Wednesday, September 21, 2016 – Jason Isbell won two awards - Album of the Year and Song of the Year - at the Americana Music Association Awards on Wednesday at the Ryman in Nashville.

"Well this one's huge," Isbell said. "This community has given us a place that is a lot bigger than it used to be. I was not part of the first generation or the second generation or really the third generation of Americana performers. 15, 16 years ago, playing with the Drive-By Truckers, our place was the Starr Bar in Atlanta...places like the Mohawk in Buffalo, N.Y. and Schuba's in Chicago, Ill. We never expected to get out of those places...We never let on that those places made us unhappy because people don't come to see you sad."

"I feel I can go any place in the world and play this kind of music now," he said.

Isbell also won the Song of the Year for "24 Frames." I didn't expect this," he said, adding that "the record came out a long time ago, and I didn't know if anyone would like this."

"My wife helps me edit songs, and there were songs in the song that didn't need to be there," he said. "If you can, keep people around you if you've done something awful." He was referring to his wife, Amanda Shires Isbell, who plays in his band and has her own career as well.
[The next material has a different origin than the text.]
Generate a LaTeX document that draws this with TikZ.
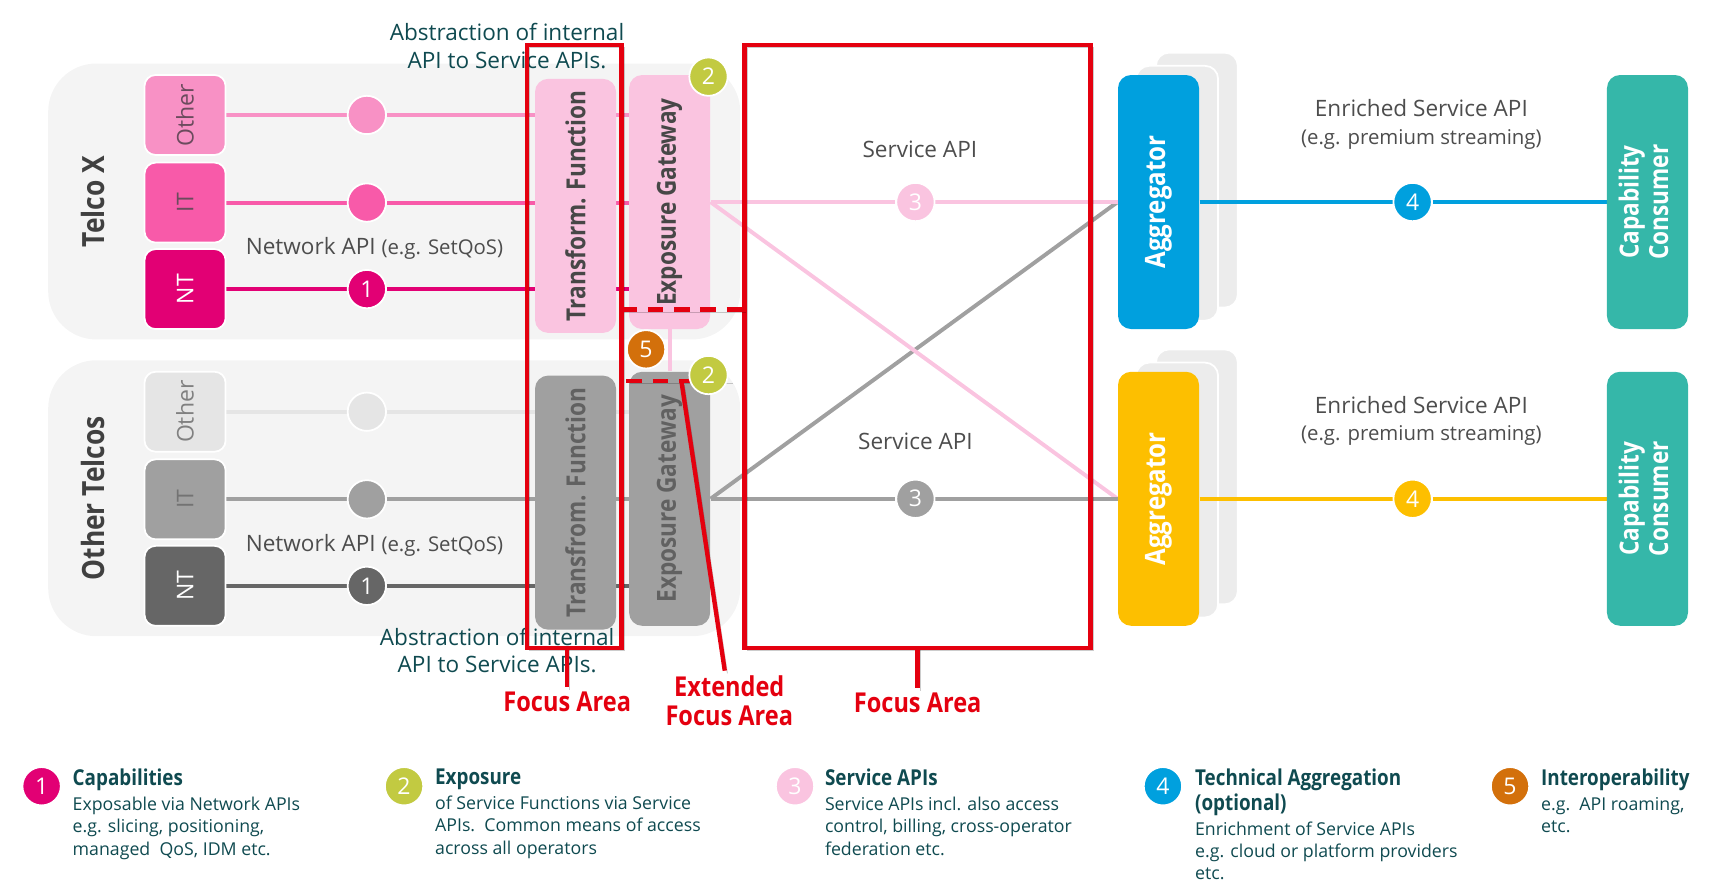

Chris Stapleton won the Artist of the Year Awards. "I don't know what to say," Stapleton said. "Everybody probably says that when they win an award."

He acknowledged others in the Ryman including Dwight Yoakam and Wynonna Judd. "We begged and begged and begged to do something, but they didn't let us in," Stapleton said. "Standing here (what this) means a lot."

"I really appreciate it," Stapleton said before leaving the stage.

Margo Price won the Emerging Artist Award. "I didn't prepare speech, but I didn't quite forsee this. I'm very thankful for the Americana Music association for recognizing honest music...I'm really happy this exists."

She also thanked "some of the people out there, who might have passed on my record."

She thanked her husband, Jeremy Ivey, "Who believed me and sold our car to be able to do this record." Ivey also plays in her band.

Grateful Dead member Bob Weir appeared to win a Lifetime Achievement Award for Performance honor. He said America took music from other regions and countries over the centuries to meld it into something new. "That could only happen here," he said.

Shawn Colvin took the Trailblazer Award, while Woody Guthrie won the President's Award, which was accepted by Lucinda Williams. Soul singer William Bell took home the Lifetime Achievement Award for Songwriting.

Jim Lauderdale was this year's WagonMaster recipient, only the second time the honor has been handed out. George Strait, who has cut many of his songs, gave Lauderdale the honor.

"This means so much to me," Lauderdale said.

Lauderdale reminisced about meeting musicians like Roland White, Buddy Miller and Larry Campbell, who helped him along the way. Mentioning Dwight Yoakam and Marty Stuart, Lauderdale said they "gave me something to aspire to."

Lauderdale talked for awhile about going on the road to support his career and thanking George Strait for recording his songs. Strait soon sang "The King of Broken Hearts" with Lauderdale on acoustic guitar.